I guess my next step is to have the PSU tested tomorrow, then. It’s been five years since I built the computer, and even then I didn’t know what I was doing (I just followed the manual very strictly), I hope I managed to figure out how to take it out again. I’ll label all the cables to remember where they go, and of course I’ll unplug the power entirely before I start messing with it in any way.

Really wish I were better with these things, but I only know the very basics.

Thanks, I will try this and report back later.

Someone suggested that I try to stop the booting process at runlevel 3, before the presumably fatal graphics error comes into play.

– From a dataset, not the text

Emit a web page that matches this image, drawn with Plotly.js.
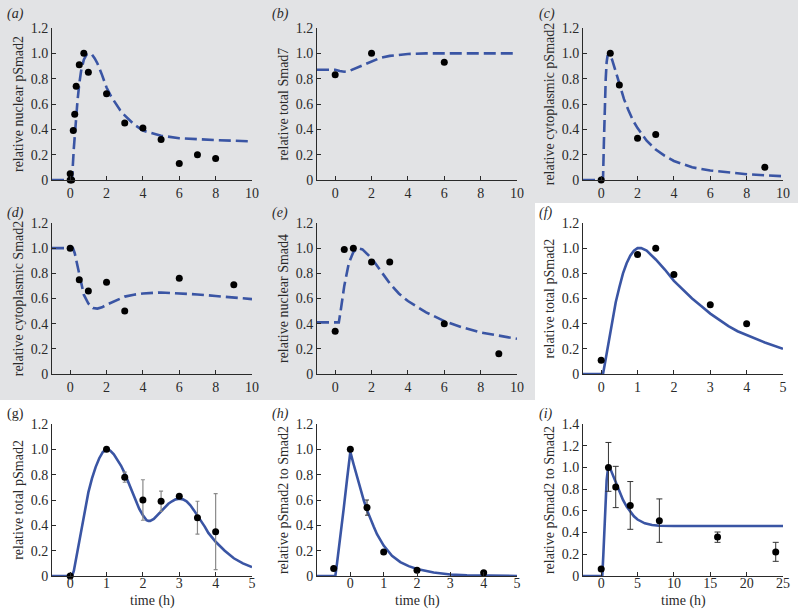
<!DOCTYPE html>
<html>
<head>
<meta charset="utf-8">
<script src="https://cdn.plot.ly/plotly-3.0.1.min.js"></script>
<style>html,body{margin:0;padding:0;background:#fff;}#chart{width:798px;height:612px;}</style>
</head>
<body>
<div id="chart"></div>
<script>
// ---- data ----
const aTime = [0, 0, 0.08, 0.17, 0.25, 0.33, 0.5, 0.75, 1, 2, 3, 4, 5, 6, 7, 8];
const aVal  = [0.05, 0, 0, 0.39, 0.52, 0.74, 0.91, 1.0, 0.85, 0.68, 0.45, 0.41, 0.32, 0.13, 0.20, 0.17];
const aCurveT = [-1, 0.1, 0.2, 0.3, 0.4, 0.5, 0.6, 0.75, 0.9, 1.05, 1.2, 1.35, 1.5, 1.75, 2, 2.25, 2.5, 2.75, 3, 3.5, 4, 4.5, 5, 6, 7, 8, 9, 10];
const aCurveV = [0, 0, 0.25, 0.45, 0.62, 0.76, 0.86, 0.95, 0.99, 1.0, 0.99, 0.96, 0.92, 0.83, 0.73, 0.66, 0.6, 0.55, 0.51, 0.44, 0.39, 0.37, 0.35, 0.33, 0.32, 0.315, 0.31, 0.305];

const bTime = [0, 2, 6];
const bVal  = [0.83, 1.0, 0.93];
const bCurveT = [-1, 0, 0.25, 0.5, 0.75, 1, 1.5, 2, 2.5, 3, 3.5, 4, 5, 6, 10];
const bCurveV = [0.87, 0.87, 0.86, 0.855, 0.86, 0.875, 0.91, 0.94, 0.965, 0.98, 0.99, 0.995, 1.0, 1.0, 1.0];

const cTime = [0, 0.5, 1, 2, 3, 9];
const cVal  = [0, 1.0, 0.75, 0.33, 0.36, 0.10];
const cCurveT = [-1, 0.1, 0.15, 0.2, 0.25, 0.3, 0.35, 0.45, 0.6, 0.75, 1, 1.25, 1.5, 1.75, 2, 2.5, 3, 3.5, 4, 5, 6, 7, 8, 9, 10];
const cCurveV = [0, 0, 0.3, 0.6, 0.8, 0.93, 0.98, 1.0, 0.95, 0.88, 0.76, 0.64, 0.55, 0.47, 0.41, 0.31, 0.24, 0.19, 0.15, 0.1, 0.075, 0.058, 0.046, 0.037, 0.03];

const dTime = [0, 0.5, 1, 2, 3, 6, 9];
const dVal  = [1.0, 0.75, 0.66, 0.73, 0.50, 0.76, 0.71];
const dCurveT = [-1, 0.15, 0.25, 0.5, 0.75, 1.0, 1.25, 1.5, 1.75, 2, 2.5, 3, 3.5, 4, 5, 6, 7, 8, 9, 10];
const dCurveV = [1.0, 1.0, 0.96, 0.8, 0.63, 0.56, 0.525, 0.52, 0.53, 0.55, 0.585, 0.615, 0.63, 0.64, 0.648, 0.643, 0.632, 0.62, 0.607, 0.595];

const eTime = [0, 0.5, 1, 2, 3, 6, 9];
const eVal  = [0.34, 0.99, 1.0, 0.89, 0.89, 0.40, 0.16];
const eCurveT = [-1, 0.2, 0.3, 0.5, 0.75, 1.0, 1.25, 1.5, 2, 2.5, 3, 3.5, 4, 5, 6, 7, 8, 9, 10];
const eCurveV = [0.41, 0.41, 0.5, 0.7, 0.88, 0.97, 1.0, 0.99, 0.92, 0.82, 0.72, 0.64, 0.58, 0.49, 0.42, 0.37, 0.33, 0.305, 0.28];

const fTime = [0, 1, 1.5, 2, 3, 4];
const fVal  = [0.11, 0.95, 1.0, 0.79, 0.55, 0.40];
const fCurveT = [-0.5, 0.05, 0.1, 0.2, 0.3, 0.4, 0.5, 0.6, 0.7, 0.8, 0.9, 1.0, 1.1, 1.25, 1.5, 1.75, 2, 2.25, 2.5, 2.75, 3, 3.25, 3.5, 3.75, 4, 4.5, 5];
const fCurveV = [0, 0, 0.08, 0.24, 0.42, 0.57, 0.69, 0.8, 0.88, 0.94, 0.98, 1.0, 1.0, 0.98, 0.91, 0.83, 0.74, 0.67, 0.6, 0.54, 0.48, 0.43, 0.38, 0.34, 0.31, 0.25, 0.2];

const gTime = [0, 1, 1.5, 2, 2.5, 3, 3.5, 4];
const gVal  = [0, 1.0, 0.78, 0.60, 0.59, 0.63, 0.46, 0.35];
const gErr  = [0, 0, 0.04, 0.16, 0.08, 0, 0.13, 0.30];
const gCurveT = [-0.5, 0.05, 0.1, 0.2, 0.3, 0.4, 0.5, 0.6, 0.7, 0.8, 0.9, 1.0, 1.1, 1.2, 1.3, 1.4, 1.5, 1.6, 1.7, 1.8, 1.9, 2.0, 2.1, 2.15, 2.2, 2.3, 2.4, 2.5, 2.6, 2.7, 2.8, 2.9, 3.0, 3.1, 3.2, 3.3, 3.4, 3.5, 3.6, 3.7, 3.8, 3.9, 4.0, 4.25, 4.5, 4.75, 5.0];
const gCurveV = [0, 0, 0.04, 0.2, 0.37, 0.53, 0.66, 0.77, 0.86, 0.93, 0.98, 1.0, 0.99, 0.96, 0.92, 0.87, 0.81, 0.74, 0.67, 0.6, 0.53, 0.48, 0.44, 0.435, 0.435, 0.45, 0.48, 0.51, 0.54, 0.57, 0.59, 0.605, 0.61, 0.605, 0.59, 0.56, 0.52, 0.48, 0.43, 0.39, 0.34, 0.3, 0.27, 0.2, 0.14, 0.1, 0.07];

const hTime = [-0.5, 0, 0.5, 1, 2, 4];
const hVal  = [0.06, 1.0, 0.54, 0.19, 0.045, 0.025];
const hErr  = [0, 0, 0.06, 0, 0, 0];
const hCurveT = [-1, -0.45, -0.4, -0.3, -0.2, -0.1, 0, 0.1, 0.2, 0.3, 0.4, 0.5, 0.6, 0.7, 0.8, 0.9, 1.0, 1.25, 1.5, 1.75, 2, 2.5, 3, 3.5, 4, 5];
const hCurveV = [0, 0, 0.1, 0.3, 0.53, 0.76, 0.98, 0.88, 0.78, 0.69, 0.6, 0.52, 0.45, 0.39, 0.33, 0.28, 0.24, 0.16, 0.11, 0.078, 0.055, 0.027, 0.012, 0.005, 0.002, 0];

const iTime = [0, 1, 2, 4, 8, 16, 24];
const iVal  = [0.065, 1.0, 0.82, 0.65, 0.51, 0.36, 0.22];
const iErrPlus  = [0, 0.23, 0.19, 0.22, 0.20, 0.045, 0.09];
const iErrMinus = [0, 0.22, 0.19, 0.22, 0.20, 0.05, 0.085];
const iCurveT = [-2.5, 0.15, 0.3, 0.45, 0.6, 0.75, 0.9, 1.05, 1.3, 1.6, 2, 2.5, 3, 3.5, 4, 4.5, 5, 5.5, 6, 7, 8, 10, 25];
const iCurveV = [0, 0, 0.2, 0.48, 0.72, 0.88, 0.97, 1.0, 0.98, 0.93, 0.86, 0.78, 0.7, 0.64, 0.59, 0.55, 0.52, 0.5, 0.485, 0.47, 0.463, 0.46, 0.46];

const panelLabels = ['(a)', '(b)', '(c)', '(d)', '(e)', '(f)', '(g)', '(h)', '(i)'];
const yTitles = ['relative nuclear pSmad2', 'relative total Smad7', 'relative cytoplasmic pSmad2',
                 'relative cytoplasmic Smad2', 'relative nuclear Smad4', 'relative total pSmad2',
                 'relative total pSmad2', 'relative pSmad2 to Smad2', 'relative pSmad2 to Smad2'];
const xTitle = 'time (h)';
const xTicksTen = [0, 2, 4, 6, 8, 10];
const xTicksFive = [0, 1, 2, 3, 4, 5];
const xTicksLong = [0, 5, 10, 15, 20, 25];
const yTickVals = [0, 0.2, 0.4, 0.6, 0.8, 1.0, 1.2];
const yTickText = ['0', '0.2', '0.4', '0.6', '0.8', '1.0', '1.2'];
const yTickValsI = [0, 0.2, 0.4, 0.6, 0.8, 1.0, 1.2, 1.4];
const yTickTextI = ['0', '0.2', '0.4', '0.6', '0.8', '1.0', '1.2', '1.4'];

// ---- layout geometry ----
const W = 798, H = 612;
const colPx = [[52, 252], [317, 517], [583, 783]];
const rowPx = [[28, 180], [223, 374], [424, 576]];
const FONT = '"Liberation Serif", "Times New Roman", Times, serif';
const FS = 14;
const BLUE = '#3a55a4';
const AX = '#2a2a2a';

const xRanges = [[-1, 10], [-1, 10], [-1, 10], [-1, 10], [-1, 10], [-0.5, 5], [-0.5, 5], [-1, 5], [-2.5, 25]];
const xTickSets = [xTicksTen, xTicksTen, xTicksTen, xTicksTen, xTicksTen, xTicksFive, xTicksFive, xTicksFive, xTicksLong];

const layout = {
  width: W, height: H,
  margin: {l: 0, r: 0, t: 0, b: 0},
  paper_bgcolor: '#ffffff',
  plot_bgcolor: 'rgba(0,0,0,0)',
  showlegend: false,
  font: {family: FONT, size: FS, color: AX},
  shapes: [{
    type: 'path', xref: 'paper', yref: 'paper', layer: 'below',
    path: 'M0,1 L1,1 L1,' + (1 - 203 / H) + ' L' + (535 / W) + ',' + (1 - 203 / H) +
          ' L' + (535 / W) + ',' + (1 - 400 / H) + ' L0,' + (1 - 400 / H) + ' Z',
    fillcolor: '#e2e3e5', line: {width: 0}
  }],
  annotations: []
};

for (let k = 0; k < 9; k++) {
  const r = Math.floor(k / 3), c = k % 3;
  const sfx = k === 0 ? '' : String(k + 1);
  const xd = [colPx[c][0] / W, colPx[c][1] / W];
  const yd = [1 - rowPx[r][1] / H, 1 - rowPx[r][0] / H];
  layout['xaxis' + sfx] = {
    domain: xd, range: xRanges[k], anchor: 'y' + sfx,
    tickmode: 'array', tickvals: xTickSets[k],
    showline: true, linecolor: AX, linewidth: 1,
    ticks: 'inside', ticklen: 4, tickcolor: AX, tickwidth: 1,
    showgrid: false, zeroline: false, automargin: false,
    ticklabelstandoff: r === 2 ? -6 : 0,
    tickfont: {family: FONT, size: FS, color: AX}
  };
  layout['yaxis' + sfx] = {
    domain: yd, range: k === 8 ? [0, 1.4] : [0, 1.2], anchor: 'x' + sfx,
    tickmode: 'array',
    tickvals: k === 8 ? yTickValsI : yTickVals,
    ticktext: k === 8 ? yTickTextI : yTickText,
    showline: true, linecolor: AX, linewidth: 1,
    ticks: 'inside', ticklen: 4, tickcolor: AX, tickwidth: 1,
    showgrid: false, zeroline: false, automargin: false,
    tickfont: {family: FONT, size: FS, color: AX},
    title: {text: yTitles[k], font: {family: FONT, size: FS, color: AX}, standoff: 3}
  };
  const lx = (c === 0 ? 5 : c === 1 ? 270 : 537) / W;
  const ly = 1 - (r === 0 ? 4 : r === 1 ? 203 : 404) / H;
  layout.annotations.push({
    text: k === 6 ? panelLabels[k] : '<i>' + panelLabels[k] + '</i>',
    xref: 'paper', yref: 'paper', x: lx, y: ly,
    xanchor: 'left', yanchor: 'top', showarrow: false,
    font: {family: FONT, size: FS, color: AX}
  });
  if (r === 2) {
    layout.annotations.push({
      text: xTitle, xref: 'paper', yref: 'paper',
      x: (colPx[c][0] + colPx[c][1]) / 2 / W, y: 1 - 601 / H,
      xanchor: 'center', yanchor: 'middle', showarrow: false,
      font: {family: FONT, size: FS, color: AX}
    });
  }
}

const curves = [
  [aCurveT, aCurveV], [bCurveT, bCurveV], [cCurveT, cCurveV],
  [dCurveT, dCurveV], [eCurveT, eCurveV], [fCurveT, fCurveV],
  [gCurveT, gCurveV], [hCurveT, hCurveV], [iCurveT, iCurveV]
];
const points = [
  [aTime, aVal], [bTime, bVal], [cTime, cVal],
  [dTime, dVal], [eTime, eVal], [fTime, fVal],
  [gTime, gVal], [hTime, hVal], [iTime, iVal]
];
const errs = [null, null, null, null, null, null,
  {type: 'data', array: gErr, color: '#8a8a8a', thickness: 1.2, width: 2},
  {type: 'data', array: hErr, color: '#333333', thickness: 1, width: 2},
  {type: 'data', array: iErrPlus, arrayminus: iErrMinus, symmetric: false, color: '#333333', thickness: 1, width: 3}
];

const traces = [];
for (let k = 0; k < 9; k++) {
  const sfx = k === 0 ? '' : String(k + 1);
  traces.push({
    x: curves[k][0], y: curves[k][1], type: 'scatter', mode: 'lines',
    xaxis: 'x' + sfx, yaxis: 'y' + sfx, cliponaxis: false, hoverinfo: 'skip',
    line: {color: BLUE, width: 2.6, dash: k < 5 ? '12px,5px' : 'solid'}
  });
  const pt = {
    x: points[k][0], y: points[k][1], type: 'scatter', mode: 'markers',
    xaxis: 'x' + sfx, yaxis: 'y' + sfx, cliponaxis: false,
    marker: {color: '#000000', size: 7}
  };
  if (errs[k]) pt.error_y = errs[k];
  traces.push(pt);
}

Plotly.newPlot('chart', traces, layout, {staticPlot: true, displayModeBar: false});
</script>
</body>
</html>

I did and it gives me these lines:

ERROR: device ‘UUID=(bunch of characters)’ not found. Skipping fsck.
mount: /new_root: can’t find UUID=(same bunch of characters).
You are now being dropped into an emergency shell.
sh: can’t access tty; job control turned off
[rootfs ]#

I’m not sure if that’s normal or if it points to a specific problem.

But it does give me a command line, even if I’m not quite sure what to do with it. I was told that, if I felt adventurous, it is possible to go into /var/cache/pacman/pkg/ and reinstall previous packages and see if they work. But there’s no “cache” directory in “var”.

That’s not runlevel 3, that’s the emergency shell in the initramfs, and therefore, your root filesystem isn’t mounted, and there is also no content in /var.

Either way, your inability of the system to boot from the USB stick strongly suggests that it’s not a problem with the operating system, but rather with the hardware. And as long as that hardware problem exists, you’re not going to be able to boot. :man_shrugging:

Huh. I got there by adding “rw 3” to my boot line, and you’re telling me this isn’t runlevel 3, so… something went wrong, even before any graphical stuff was called upon, and I was kicked to the emergency shell.

Yeah, at this point it really, really looks like a hardware problem. But this error makes me think it’s not my GPU. Could still be the PSU. I really hope it’s not my SSD.

I don’t think so, because then you would have been able to boot off the USB stick. It could be the CPU, the RAM, the GPU, or the PSU. My money’s on the latter. :man_shrugging:

Oh right, the USB drive would have worked. Good thinking… and good news. The SSD would have been the biggest loss.

GPU would be bad, these things are monstrously expensive nowadays. But it’s high on the list of suspects, maybe just under the PSU.

CPU would be somewhat expensive to replace but not too big of a loss, I chose a bit of a weaker one.

I don’t think it’s the RAM, I just tested it yesterday after the problems occurred and got a PASS.

Yeah, I guess the PSU makes the most sense. They are surprisingly expensive but among the least problematic things to replace.

For now I’ll stick with the PSU test plan! Thanks again.

I like to report back in case someone encounters a similar problem in the future…

It was indeed the PSU, but you won’t believe why.

One of the cables has a weak connection and was loose enough that five years’ worth of random vibrations partially disconnected it. All that for a loose cable…

I am loathe to touch anything inside my computer (I am not comfortable around hardware), but next time anything like this happens, I’ll know to ground myself and push on connectors/cards just a little to make sure everything’s in place. The tech said a surprisingly high percentage of hardware issues are due to something dumb like that.

2 Likes

This topic was automatically closed 2 days after the last reply. New replies are no longer allowed.